» **Stated problem**: In your copy, include every line of the listing below exactly but none of the pictures.
§
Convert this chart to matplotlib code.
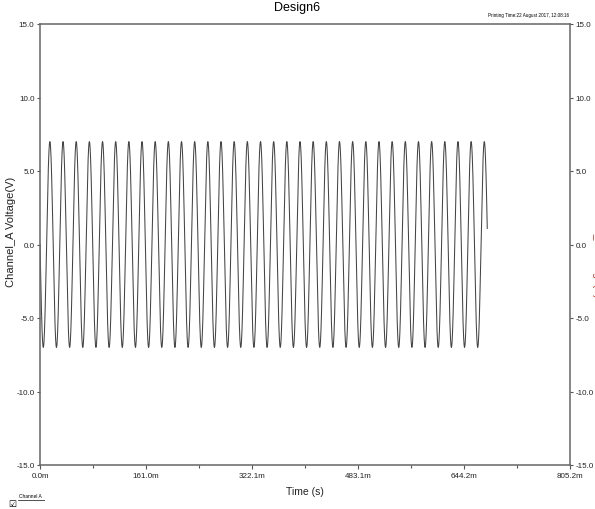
import matplotlib
matplotlib.use('Agg')
import matplotlib.pyplot as plt
import numpy as np
from matplotlib.lines import Line2D

# signal: 50 Hz, 7 V peak, starts going negative, stops ~679.5 ms
amp_v = 7.0
freq_hz = 50.0
t_end_s = 0.6795
n_samples = 6000

x_ticks = [0.0, 0.16104, 0.32208, 0.48312, 0.64416, 0.8052]
x_ticklabels = ['0.0m', '161.0m', '322.1m', '483.1m', '644.2m', '805.2m']
y_ticks = [-15.0, -10.0, -5.0, 0.0, 5.0, 10.0, 15.0]
y_ticklabels = ['%.1f' % v for v in y_ticks]

t = np.linspace(0.0, t_end_s, n_samples)
v = -amp_v * np.sin(2 * np.pi * freq_hz * t)

plt.rcParams['font.family'] = ['Liberation Sans', 'DejaVu Sans']

fig = plt.figure(figsize=(5.95, 5.10), dpi=100)
ax = fig.add_axes([40/595., 1 - 466/510., 530/595., 441/510.])

ax.plot(t, v, color='#444444', lw=0.75)

ax.set_xlim(0, 0.8052)
ax.set_ylim(-15, 15)
ax.set_xticks(x_ticks)
ax.set_xticklabels(x_ticklabels)
ax.set_xticks([(a + b) / 2 for a, b in zip(x_ticks[:-1], x_ticks[1:])], minor=True)
ax.set_yticks(y_ticks)
ax.set_yticklabels(y_ticklabels)

ax.tick_params(axis='both', which='both', direction='out', labelsize=5.8,
               color='#555555', labelcolor='#222222', width=0.8)
ax.tick_params(axis='x', which='major', length=3, pad=2)
ax.tick_params(axis='x', which='minor', length=2)
ax.tick_params(axis='y', length=2.5, pad=1.5, right=True, labelright=True)

for s in ax.spines.values():
    s.set_color('#666666')
    s.set_linewidth(1.1)

ax.set_ylabel('Channel_A Voltage(V)', fontsize=8, color='#222222')
ax.yaxis.set_label_coords(-24/530., 0.53)
ax.set_xlabel('Time (s)', fontsize=7.5, labelpad=5, color='#222222')

# right axis label, mostly cut off by the figure edge like in the source
fig.text(597/595., 1 - 246/510., 'Channel_B Voltage(V)', rotation=-90, color='#c0392b',
         fontsize=7.5, ha='center', va='center')

fig.text(0.5, 1 - 8/510., 'Design6', fontsize=9, ha='center', va='center')
fig.text(569/595., 1 - 16/510., 'Printing Time:22 August 2017, 12:08:16',
         fontsize=3.3, ha='right', va='center')

# little legend at bottom left
fig.text(12/595., 1 - 504/510., '\u2611', family='DejaVu Sans', fontsize=6.5,
         ha='center', va='center')
fig.text(19/595., 1 - 497/510., 'Channel A', fontsize=3.5, ha='left', va='center')
fig.add_artist(Line2D([18/595., 44/595.], [1 - 501/510., 1 - 501/510.],
                      transform=fig.transFigure, color='#333333', lw=0.6))

fig.savefig('out.png', dpi=100)
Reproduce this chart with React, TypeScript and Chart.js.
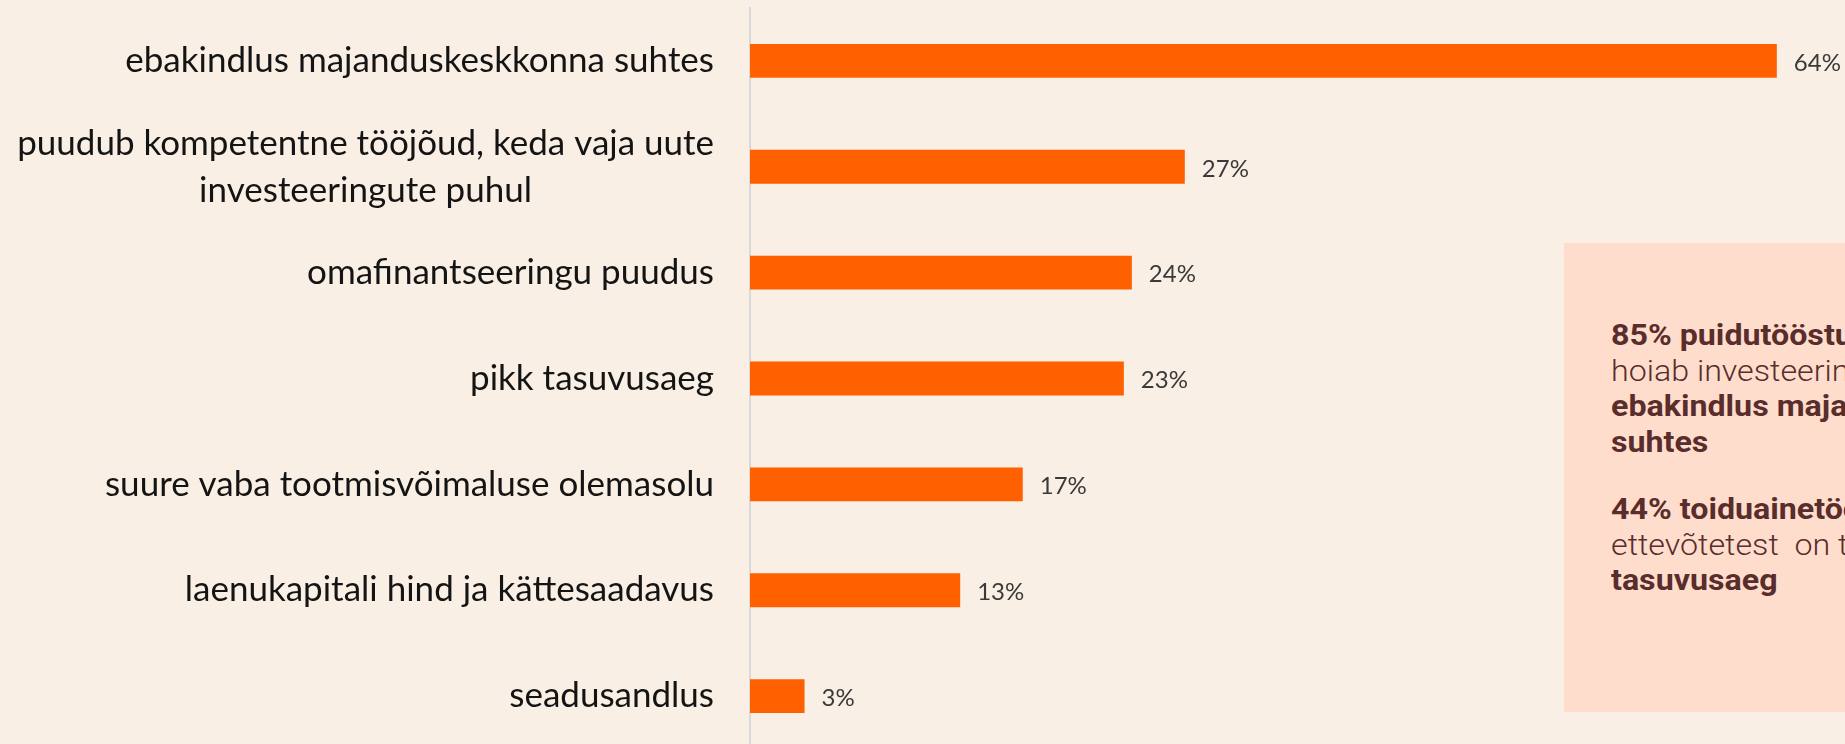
import React, { useEffect, useRef } from "react";
import { Chart, registerables } from "chart.js";

Chart.register(...registerables);

const categories: (string | string[])[] = [
  "ebakindlus majanduskeskkonna suhtes",
  ["puudub kompetentne tööjõud, keda vaja uute", "investeeringute puhul"],
  "omafinantseeringu puudus",
  "pikk tasuvusaeg",
  "suure vaba tootmisvõimaluse olemasolu",
  "laenukapitali hind ja kättesaadavus",
  "seadusandlus",
];

const values: number[] = [64, 27.1, 23.8, 23.3, 17, 13.1, 3.4];

const valueLabels: string[] = values.map((v) => `${Math.round(v)}%`);

const calloutLines: { text: string; bold: boolean }[] = [
  { text: "85% puidutööstuse ettevõtetest", bold: true },
  { text: "hoiab investeeringutest tagasi", bold: false },
  { text: "ebakindlus majanduskeskkonna", bold: true },
  { text: "suhtes", bold: true },
  { text: "", bold: false },
  { text: "44% toiduainetööstuse", bold: true },
  { text: "ettevõtetest  on takistuseks pikk", bold: false },
  { text: "tasuvusaeg", bold: true },
];

const BG = "#F9EFE5";
const BAR = "#FF6100";

const yLabelPlugin = {
  id: "yLabelPlugin",
  afterDraw(chart: any) {
    const { ctx } = chart;
    const yScale = chart.scales.y;
    ctx.save();
    ctx.font = "35px Lato";
    ctx.fillStyle = "#141414";
    ctx.textBaseline = "middle";
    ctx.textAlign = "center";
    const right = chart.chartArea.left - 36;
    const lh = 47;
    categories.forEach((lab, i) => {
      const lines = Array.isArray(lab) ? lab : [lab];
      const w = Math.max(...lines.map((l) => ctx.measureText(l).width));
      const cx = right - w / 2;
      const cy = yScale.getPixelForValue(i);
      lines.forEach((l, j) => {
        ctx.fillText(l, cx, cy + (j - (lines.length - 1) / 2) * lh);
      });
    });
    ctx.restore();
  },
};

const valueLabelPlugin = {
  id: "valueLabelPlugin",
  afterDatasetsDraw(chart: any) {
    const { ctx } = chart;
    const meta = chart.getDatasetMeta(0);
    ctx.save();
    ctx.font = "24px Lato";
    ctx.fillStyle = "#3A3A3A";
    ctx.textBaseline = "middle";
    ctx.textAlign = "left";
    meta.data.forEach((bar: any, i: number) => {
      ctx.fillText(valueLabels[i], bar.x + 17, bar.y + 2);
    });
    ctx.restore();
  },
};

export default function App() {
  const canvasRef = useRef<HTMLCanvasElement | null>(null);

  useEffect(() => {
    if (!canvasRef.current) return;
    const chart = new Chart(canvasRef.current, {
      type: "bar",
      data: {
        labels: categories as any,
        datasets: [
          {
            data: values,
            backgroundColor: BAR,
            borderWidth: 0,
            barPercentage: 0.32,
            categoryPercentage: 1,
          },
        ],
      },
      options: {
        indexAxis: "y",
        responsive: false,
        animation: false,
        devicePixelRatio: 1,
        layout: { padding: { top: 8, right: 4, left: 0, bottom: 0 } },
        plugins: {
          legend: { display: false },
          tooltip: { enabled: false },
        },
        scales: {
          x: {
            min: 0,
            max: 68,
            display: false,
          },
          y: {
            type: "category",
            grid: { display: false },
            ticks: { display: false },
            border: { display: true, color: "#D9D9D9", width: 2 },
            afterFit: (s: any) => {
              s.width = 750;
            },
          },
        },
      },
      plugins: [yLabelPlugin, valueLabelPlugin],
    });
    return () => chart.destroy();
  }, []);

  return (
    <div
      style={{
        position: "fixed",
        left: 0,
        top: 0,
        width: 1845,
        height: 744,
        overflow: "hidden",
        background: BG,
      }}
    >
      <canvas
        ref={canvasRef}
        width={1845}
        height={749}
        style={{ position: "absolute", left: 0, top: 0 }}
      />
      <div
        style={{
          position: "absolute",
          left: 1564,
          top: 243,
          width: 400,
          height: 469,
          background: "#FFDDCC",
        }}
      />
      <div
        style={{
          position: "absolute",
          left: 1611,
          top: 318,
          fontFamily: "Roboto",
          fontSize: 29,
          lineHeight: "35.5px",
          color: "#5A2D2D",
          whiteSpace: "pre",
          transform: "scaleX(1.11)",
          transformOrigin: "left top",
        }}
      >
        {calloutLines.map((l, i) => (
          <div
            key={i}
            style={{
              fontWeight: l.bold ? 700 : 300,
              height: l.text === "" ? 32 : undefined,
            }}
          >
            {l.text}
          </div>
        ))}
      </div>
    </div>
  );
}
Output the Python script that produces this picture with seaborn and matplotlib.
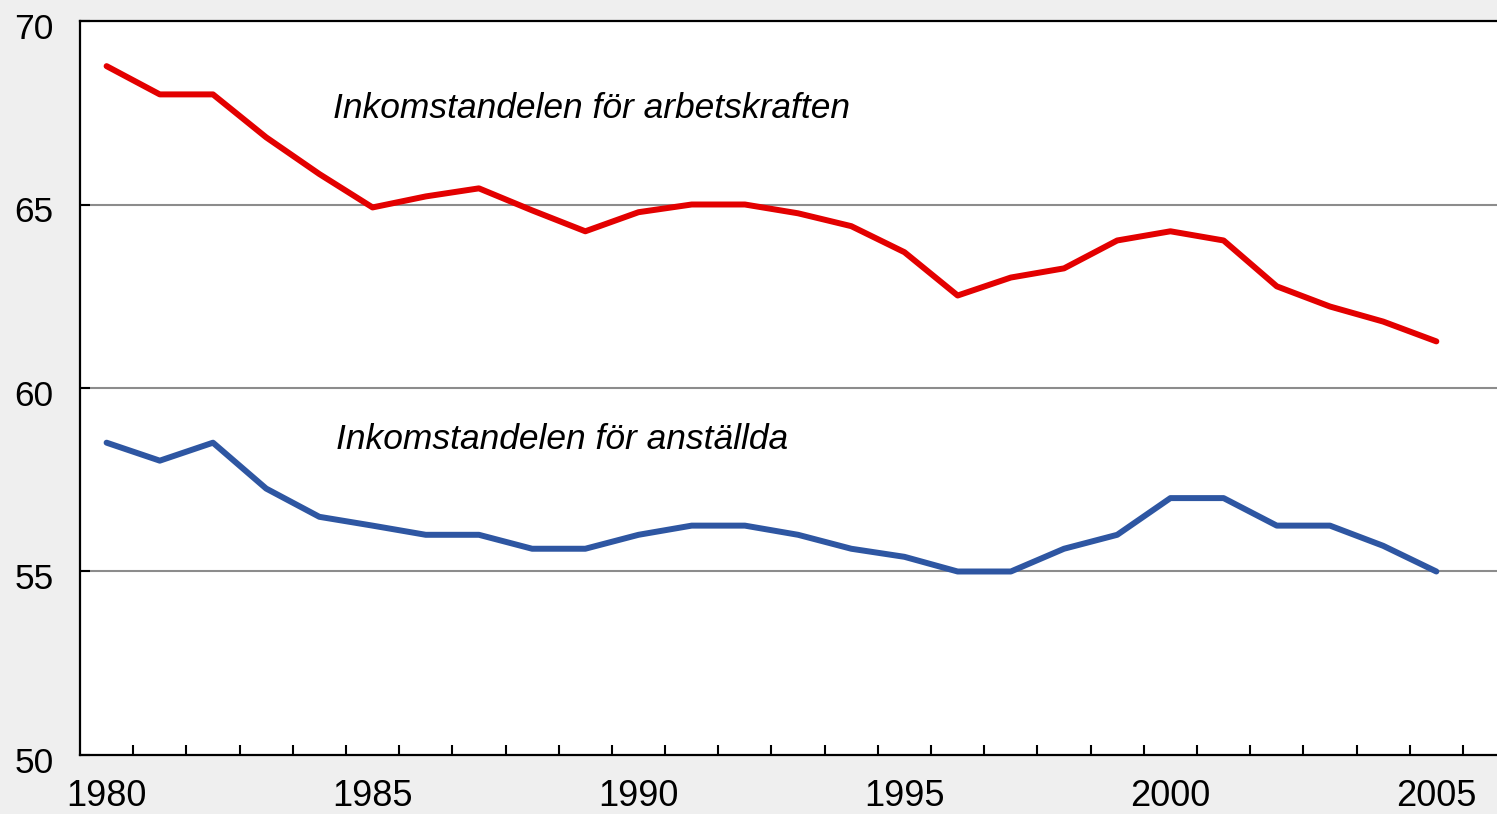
§
» **Result**:
Convert this chart to matplotlib code.
import matplotlib
matplotlib.use('Agg')
import matplotlib.pyplot as plt
import numpy as np
from matplotlib.lines import Line2D

# signal: 50 Hz, 7 V peak, starts going negative, stops ~679.5 ms
amp_v = 7.0
freq_hz = 50.0
t_end_s = 0.6795
n_samples = 6000

x_ticks = [0.0, 0.16104, 0.32208, 0.48312, 0.64416, 0.8052]
x_ticklabels = ['0.0m', '161.0m', '322.1m', '483.1m', '644.2m', '805.2m']
y_ticks = [-15.0, -10.0, -5.0, 0.0, 5.0, 10.0, 15.0]
y_ticklabels = ['%.1f' % v for v in y_ticks]

t = np.linspace(0.0, t_end_s, n_samples)
v = -amp_v * np.sin(2 * np.pi * freq_hz * t)

plt.rcParams['font.family'] = ['Liberation Sans', 'DejaVu Sans']

fig = plt.figure(figsize=(5.95, 5.10), dpi=100)
ax = fig.add_axes([40/595., 1 - 466/510., 530/595., 441/510.])

ax.plot(t, v, color='#444444', lw=0.75)

ax.set_xlim(0, 0.8052)
ax.set_ylim(-15, 15)
ax.set_xticks(x_ticks)
ax.set_xticklabels(x_ticklabels)
ax.set_xticks([(a + b) / 2 for a, b in zip(x_ticks[:-1], x_ticks[1:])], minor=True)
ax.set_yticks(y_ticks)
ax.set_yticklabels(y_ticklabels)

ax.tick_params(axis='both', which='both', direction='out', labelsize=5.8,
               color='#555555', labelcolor='#222222', width=0.8)
ax.tick_params(axis='x', which='major', length=3, pad=2)
ax.tick_params(axis='x', which='minor', length=2)
ax.tick_params(axis='y', length=2.5, pad=1.5, right=True, labelright=True)

for s in ax.spines.values():
    s.set_color('#666666')
    s.set_linewidth(1.1)

ax.set_ylabel('Channel_A Voltage(V)', fontsize=8, color='#222222')
ax.yaxis.set_label_coords(-24/530., 0.53)
ax.set_xlabel('Time (s)', fontsize=7.5, labelpad=5, color='#222222')

# right axis label, mostly cut off by the figure edge like in the source
fig.text(597/595., 1 - 246/510., 'Channel_B Voltage(V)', rotation=-90, color='#c0392b',
         fontsize=7.5, ha='center', va='center')

fig.text(0.5, 1 - 8/510., 'Design6', fontsize=9, ha='center', va='center')
fig.text(569/595., 1 - 16/510., 'Printing Time:22 August 2017, 12:08:16',
         fontsize=3.3, ha='right', va='center')

# little legend at bottom left
fig.text(12/595., 1 - 504/510., '\u2611', family='DejaVu Sans', fontsize=6.5,
         ha='center', va='center')
fig.text(19/595., 1 - 497/510., 'Channel A', fontsize=3.5, ha='left', va='center')
fig.add_artist(Line2D([18/595., 44/595.], [1 - 501/510., 1 - 501/510.],
                      transform=fig.transFigure, color='#333333', lw=0.6))

fig.savefig('out.png', dpi=100)
Reproduce this chart with React, TypeScript and Chart.js.
import React, { useEffect, useRef } from "react";
import { Chart, registerables } from "chart.js";

Chart.register(...registerables);

const categories: (string | string[])[] = [
  "ebakindlus majanduskeskkonna suhtes",
  ["puudub kompetentne tööjõud, keda vaja uute", "investeeringute puhul"],
  "omafinantseeringu puudus",
  "pikk tasuvusaeg",
  "suure vaba tootmisvõimaluse olemasolu",
  "laenukapitali hind ja kättesaadavus",
  "seadusandlus",
];

const values: number[] = [64, 27.1, 23.8, 23.3, 17, 13.1, 3.4];

const valueLabels: string[] = values.map((v) => `${Math.round(v)}%`);

const calloutLines: { text: string; bold: boolean }[] = [
  { text: "85% puidutööstuse ettevõtetest", bold: true },
  { text: "hoiab investeeringutest tagasi", bold: false },
  { text: "ebakindlus majanduskeskkonna", bold: true },
  { text: "suhtes", bold: true },
  { text: "", bold: false },
  { text: "44% toiduainetööstuse", bold: true },
  { text: "ettevõtetest  on takistuseks pikk", bold: false },
  { text: "tasuvusaeg", bold: true },
];

const BG = "#F9EFE5";
const BAR = "#FF6100";

const yLabelPlugin = {
  id: "yLabelPlugin",
  afterDraw(chart: any) {
    const { ctx } = chart;
    const yScale = chart.scales.y;
    ctx.save();
    ctx.font = "35px Lato";
    ctx.fillStyle = "#141414";
    ctx.textBaseline = "middle";
    ctx.textAlign = "center";
    const right = chart.chartArea.left - 36;
    const lh = 47;
    categories.forEach((lab, i) => {
      const lines = Array.isArray(lab) ? lab : [lab];
      const w = Math.max(...lines.map((l) => ctx.measureText(l).width));
      const cx = right - w / 2;
      const cy = yScale.getPixelForValue(i);
      lines.forEach((l, j) => {
        ctx.fillText(l, cx, cy + (j - (lines.length - 1) / 2) * lh);
      });
    });
    ctx.restore();
  },
};

const valueLabelPlugin = {
  id: "valueLabelPlugin",
  afterDatasetsDraw(chart: any) {
    const { ctx } = chart;
    const meta = chart.getDatasetMeta(0);
    ctx.save();
    ctx.font = "24px Lato";
    ctx.fillStyle = "#3A3A3A";
    ctx.textBaseline = "middle";
    ctx.textAlign = "left";
    meta.data.forEach((bar: any, i: number) => {
      ctx.fillText(valueLabels[i], bar.x + 17, bar.y + 2);
    });
    ctx.restore();
  },
};

export default function App() {
  const canvasRef = useRef<HTMLCanvasElement | null>(null);

  useEffect(() => {
    if (!canvasRef.current) return;
    const chart = new Chart(canvasRef.current, {
      type: "bar",
      data: {
        labels: categories as any,
        datasets: [
          {
            data: values,
            backgroundColor: BAR,
            borderWidth: 0,
            barPercentage: 0.32,
            categoryPercentage: 1,
          },
        ],
      },
      options: {
        indexAxis: "y",
        responsive: false,
        animation: false,
        devicePixelRatio: 1,
        layout: { padding: { top: 8, right: 4, left: 0, bottom: 0 } },
        plugins: {
          legend: { display: false },
          tooltip: { enabled: false },
        },
        scales: {
          x: {
            min: 0,
            max: 68,
            display: false,
          },
          y: {
            type: "category",
            grid: { display: false },
            ticks: { display: false },
            border: { display: true, color: "#D9D9D9", width: 2 },
            afterFit: (s: any) => {
              s.width = 750;
            },
          },
        },
      },
      plugins: [yLabelPlugin, valueLabelPlugin],
    });
    return () => chart.destroy();
  }, []);

  return (
    <div
      style={{
        position: "fixed",
        left: 0,
        top: 0,
        width: 1845,
        height: 744,
        overflow: "hidden",
        background: BG,
      }}
    >
      <canvas
        ref={canvasRef}
        width={1845}
        height={749}
        style={{ position: "absolute", left: 0, top: 0 }}
      />
      <div
        style={{
          position: "absolute",
          left: 1564,
          top: 243,
          width: 400,
          height: 469,
          background: "#FFDDCC",
        }}
      />
      <div
        style={{
          position: "absolute",
          left: 1611,
          top: 318,
          fontFamily: "Roboto",
          fontSize: 29,
          lineHeight: "35.5px",
          color: "#5A2D2D",
          whiteSpace: "pre",
          transform: "scaleX(1.11)",
          transformOrigin: "left top",
        }}
      >
        {calloutLines.map((l, i) => (
          <div
            key={i}
            style={{
              fontWeight: l.bold ? 700 : 300,
              height: l.text === "" ? 32 : undefined,
            }}
          >
            {l.text}
          </div>
        ))}
      </div>
    </div>
  );
}
Output the Python script that produces this picture with seaborn and matplotlib.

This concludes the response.